Pretty much. Whatever your inductor ends up being it will have some damping from its own intrinsic equivalent parallel resistance but that'll likely be quite a bit higher. Although, I am really only basing that on a couple of data points: the much larger 7.5H inductor used in the Gibson Blueshawk appears to have EPR of around 300k; and
antigua's measurement of the Q-filter puts its EPR at over 5Meg.
Yes.
I have a plan if I don't want to jack up the bridge pickup by 2.5 db (see Yogi's post for context--2.5 db louder than the middle pickup prevents me from using the inductor altogether)
Just to be perfectly clear that's an extra 2.5dB assuming it's already 6dB louder, which it may not be.
I take it that knowing the volume difference between both pickups is very important. What I could do, is first put the middle pickup at the middle pickup position on the pickguard, put it at a set height and remember that height, and then plug it into the computer to see how loud it is. Then I put the bridge pickup in the middle position spot, put it at the same height, and then record the decibel loudness levels there too.

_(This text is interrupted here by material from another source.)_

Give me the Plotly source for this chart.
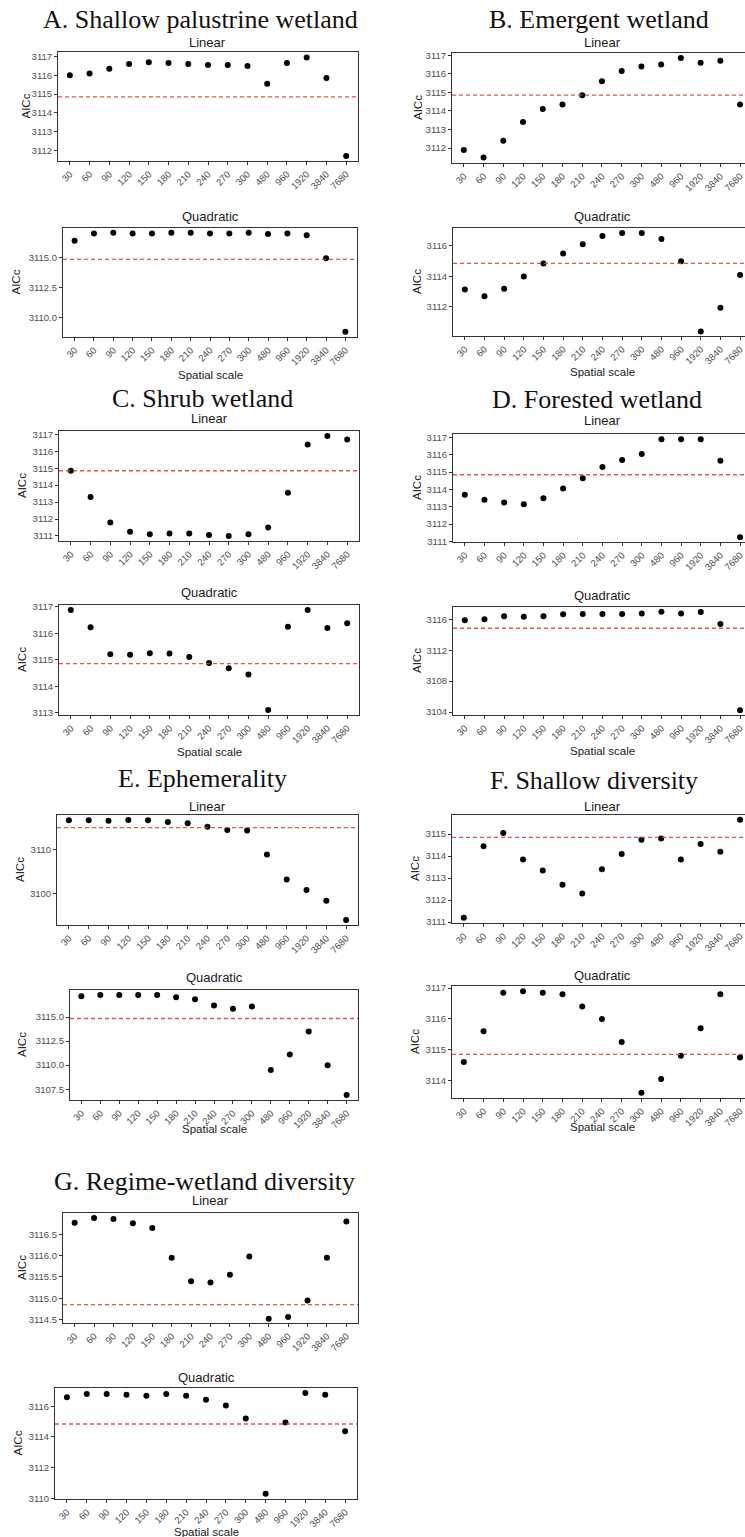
import plotly.graph_objects as go

W, H = 745, 1537

scales = ["30", "60", "90", "120", "150", "180", "210", "240", "270", "300",
          "480", "960", "1920", "3840", "7680"]
NULL_AICC = 3114.85

a_linear = [3116.0, 3116.1, 3116.35, 3116.6, 3116.7, 3116.65, 3116.6, 3116.55, 3116.55, 3116.5,
            3115.55, 3116.65, 3116.95, 3115.85, 3111.7]
a_quadratic = [3116.4, 3117.0, 3117.05, 3117.0, 3117.0, 3117.05, 3117.05, 3117.0, 3117.0, 3117.05,
               3116.95, 3117.0, 3116.85, 3114.95, 3108.85]
b_linear = [3111.9, 3111.5, 3112.4, 3113.4, 3114.1, 3114.35, 3114.85, 3115.6, 3116.15, 3116.4,
            3116.5, 3116.85, 3116.6, 3116.7, 3114.35]
b_quadratic = [3113.15, 3112.7, 3113.2, 3114.0, 3114.85, 3115.5, 3116.1, 3116.65, 3116.85, 3116.85,
               3116.45, 3115.0, 3110.4, 3111.95, 3114.1]
c_linear = [3114.85, 3113.3, 3111.8, 3111.25, 3111.1, 3111.15, 3111.15, 3111.05, 3111.0, 3111.1,
            3111.5, 3113.55, 3116.4, 3116.9, 3116.7]
c_quadratic = [3116.88, 3116.23, 3115.21, 3115.19, 3115.25, 3115.24, 3115.1, 3114.88, 3114.68, 3114.44,
               3113.1, 3116.25, 3116.88, 3116.2, 3116.38]
d_linear = [3113.7, 3113.4, 3113.25, 3113.15, 3113.5, 3114.05, 3114.65, 3115.3, 3115.7, 3116.05,
            3116.9, 3116.9, 3116.9, 3115.65, 3111.25]
d_quadratic = [3115.9, 3116.0, 3116.4, 3116.35, 3116.4, 3116.65, 3116.7, 3116.7, 3116.7, 3116.75,
               3117.0, 3116.75, 3116.95, 3115.4, 3104.25]
e_linear = [3116.5, 3116.5, 3116.4, 3116.6, 3116.5, 3116.1, 3115.85, 3115.05, 3114.35, 3114.2,
            3108.8, 3103.2, 3100.8, 3098.4, 3094.1]
e_quadratic = [3117.15, 3117.3, 3117.3, 3117.3, 3117.3, 3117.05, 3116.85, 3116.2, 3115.85, 3116.1,
               3109.5, 3111.1, 3113.5, 3110.0, 3106.9]
f_linear = [3111.2, 3114.45, 3115.05, 3113.85, 3113.35, 3112.7, 3112.3, 3113.4, 3114.1, 3114.75,
            3114.8, 3113.85, 3114.55, 3114.2, 3115.65]
f_quadratic = [3114.6, 3115.6, 3116.85, 3116.9, 3116.85, 3116.8, 3116.4, 3116.0, 3115.25, 3113.6,
               3114.05, 3114.8, 3115.7, 3116.8, 3114.75]
g_linear = [3116.77, 3116.88, 3116.86, 3116.76, 3116.65, 3115.95, 3115.4, 3115.37, 3115.55, 3115.98,
            3114.52, 3114.56, 3114.95, 3115.95, 3116.8]
g_quadratic = [3116.6, 3116.8, 3116.8, 3116.76, 3116.7, 3116.8, 3116.7, 3116.43, 3116.06, 3115.2,
               3110.3, 3114.95, 3116.87, 3116.76, 3114.37]

group_titles = ["A. Shallow palustrine wetland", "B. Emergent wetland", "C. Shrub wetland",
                "D. Forested wetland", "E. Ephemerality", "F. Shallow diversity",
                "G. Regime-wetland diversity"]
model_names = ["Linear", "Quadratic"]
series = [(a_linear, a_quadratic), (b_linear, b_quadratic), (c_linear, c_quadratic),
          (d_linear, d_quadratic), (e_linear, e_quadratic), (f_linear, f_quadratic),
          (g_linear, g_quadratic)]

# layout geometry (pixels): left, right, top, bottom, y-range, ticks, AICc x, subtitle y, x-label y
geom = [
    [dict(l=58, r=358, t=52, b=161, yr=[3111.44, 3117.24], tv=[3112, 3113, 3114, 3115, 3116, 3117], fmt="d", ax=25, sy=42),
     dict(l=63, r=357, t=228, b=337, yr=[3108.42, 3117.45], tv=[3110, 3112.5, 3115], fmt=".1f", ax=16, sy=217, xl=375)],
    [dict(l=452, r=745, t=53, b=163, yr=[3111.2, 3117.12], tv=[3112, 3113, 3114, 3115, 3116, 3117], fmt="d", ax=418, sy=42),
     dict(l=453, r=745, t=228, b=336, yr=[3110.1, 3117.17], tv=[3112, 3114, 3116], fmt="d", ax=417, sy=217, xl=372)],
    [dict(l=59, r=359, t=431, b=541, yr=[3110.7, 3117.2], tv=[3111, 3112, 3113, 3114, 3115, 3116, 3117], fmt="d", ax=22, sy=419),
     dict(l=59, r=359, t=605, b=715, yr=[3112.91, 3117.07], tv=[3113, 3114, 3115, 3116, 3117], fmt="d", ax=22, sy=593, xl=752)],
    [dict(l=453, r=745, t=434, b=542, yr=[3110.97, 3117.2], tv=[3111, 3112, 3113, 3114, 3115, 3116, 3117], fmt="d", ax=417, sy=421),
     dict(l=453, r=745, t=607, b=715, yr=[3103.62, 3117.6], tv=[3104, 3108, 3112, 3116], fmt="d", ax=417, sy=595, xl=751)],
    [dict(l=57, r=358, t=815, b=925, yr=[3092.95, 3117.7], tv=[3100, 3110], fmt="d", ax=20, sy=807),
     dict(l=70, r=358, t=990, b=1100, yr=[3106.38, 3117.81], tv=[3107.5, 3110, 3112.5, 3115], fmt=".1f", ax=22, sy=977, xl=1129)],
    [dict(l=452, r=745, t=815, b=923, yr=[3110.96, 3115.87], tv=[3111, 3112, 3113, 3114, 3115], fmt="d", ax=415, sy=807),
     dict(l=452, r=745, t=986, b=1098, yr=[3113.43, 3117.07], tv=[3114, 3115, 3116, 3117], fmt="d", ax=415, sy=975, xl=1127)],
    [dict(l=63, r=358, t=1213, b=1323, yr=[3114.42, 3117.0], tv=[3114.5, 3115.0, 3115.5, 3116.0, 3116.5], fmt=".1f", ax=22, sy=1200),
     dict(l=55, r=357, t=1388, b=1499, yr=[3109.95, 3117.2], tv=[3110, 3112, 3114, 3116], fmt="d", ax=17, sy=1377, xl=1532)],
]
title_pos = [(200, 19), (599, 19), (202, 398), (597, 399), (202, 778), (594, 780), (204, 1181)]

SANS = "Liberation Sans, Arial, sans-serif"
SERIF = "Liberation Serif, Times New Roman, serif"

def fx(px):
    return px / W

def fy(py):
    return 1 - py / H

fig = go.Figure()
annotations = []
shapes = []
idx = 0
for gi, (pair, gpair) in enumerate(zip(series, geom)):
    for mi, (vals, g) in enumerate(zip(pair, gpair)):
        idx += 1
        xa = "x" if idx == 1 else f"x{idx}"
        ya = "y" if idx == 1 else f"y{idx}"
        right_col = g["r"] >= 745
        fig.add_trace(go.Scatter(
            x=scales, y=vals, mode="markers", xaxis=xa, yaxis=ya,
            marker=dict(color="black", size=6), showlegend=False, hoverinfo="x+y"))
        xr = [-0.6, 14.25] if right_col else [-0.6, 14.6]
        fig.update_layout(**{
            ("xaxis" if idx == 1 else f"xaxis{idx}"): dict(
                domain=[fx(g["l"]), fx(g["r"])], anchor=ya, type="category",
                categoryarray=scales, categoryorder="array", range=xr, automargin=False,
                showline=True, mirror=True, linecolor="#333333", linewidth=1.1,
                ticks="outside", ticklen=3, tickcolor="#333333", tickwidth=1,
                tickangle=-45, tickfont=dict(family=SANS, size=9.5, color="#4d4d4d"),
                showgrid=False, zeroline=False, fixedrange=True),
            ("yaxis" if idx == 1 else f"yaxis{idx}"): dict(
                domain=[fy(g["b"]), fy(g["t"])], anchor=xa, range=g["yr"], automargin=False,
                tickvals=g["tv"], tickformat=g["fmt"],
                showline=True, mirror=(not right_col), linecolor="#333333", linewidth=1.1,
                ticks="outside", ticklen=3, tickcolor="#333333", tickwidth=1,
                tickfont=dict(family=SANS, size=9.5, color="#4d4d4d"),
                showgrid=False, zeroline=False, fixedrange=True),
        })
        shapes.append(dict(type="line", xref=f"{xa} domain", yref=ya, x0=0, x1=1,
                           y0=NULL_AICC, y1=NULL_AICC,
                           line=dict(color="rgba(215,70,60,0.9)", width=1.3, dash="4px,3px")))
        cx = 602 if right_col else (g["l"] + g["r"]) / 2
        annotations.append(dict(text=model_names[mi], x=fx(cx), y=fy(g["sy"]),
                                xref="paper", yref="paper", showarrow=False,
                                xanchor="center", yanchor="middle",
                                font=dict(family=SANS, size=13, color="#1a1a1a")))
        annotations.append(dict(text="AICc", x=fx(g["ax"]), y=fy((g["t"] + g["b"]) / 2),
                                xref="paper", yref="paper", showarrow=False, textangle=-90,
                                xanchor="center", yanchor="middle",
                                font=dict(family=SANS, size=11.5, color="#1a1a1a")))
        if "xl" in g:
            annotations.append(dict(text="Spatial scale", x=fx(cx), y=fy(g["xl"]),
                                    xref="paper", yref="paper", showarrow=False,
                                    xanchor="center", yanchor="middle",
                                    font=dict(family=SANS, size=11.5, color="#1a1a1a")))
    tx, ty = title_pos[gi]
    annotations.append(dict(text=group_titles[gi], x=fx(tx), y=fy(ty),
                            xref="paper", yref="paper", showarrow=False,
                            xanchor="center", yanchor="middle",
                            font=dict(family=SERIF, size=26, color="#111111")))

fig.update_layout(
    template="none",
    width=W, height=H, margin=dict(l=0, r=0, t=0, b=0, autoexpand=False),
    paper_bgcolor="white", plot_bgcolor="white",
    annotations=annotations, shapes=shapes, showlegend=False,
)

fig.write_html("out.html", config={"displayModeBar": False},
               post_script="document.body.style.margin='0';document.body.style.overflow='hidden';")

Firstly, I'm including pickup-to-string distance within the measurement, so when placing the bridge pickup in the middle position you'd want to set it at the same height as it was when in the bridge position.
Admittedly there's likely still going to be quite a wide error margin, though it should still be more accurate since a variable has been eliminated. Of course, assuming that the effect of magnetism of middle pickup upon the strings is negligible, at the very least that should have lesser impact than disparate pickup positions, so still a net win. (And such magnetic effects should be further reduced by measuring the loudness close by to the initial attack of the note.)
+4dB & +9dB are not necessarily the minimum & maximum, just interesting special cases — that being said I do think +4dB is a reasonable absolute minimum, the maximum I'm less sure about. Above 9dB you'd be adding the inductor the bridge pickup, and worse scaling: e.g. at +12dB you'd need a 3H—4H inductor.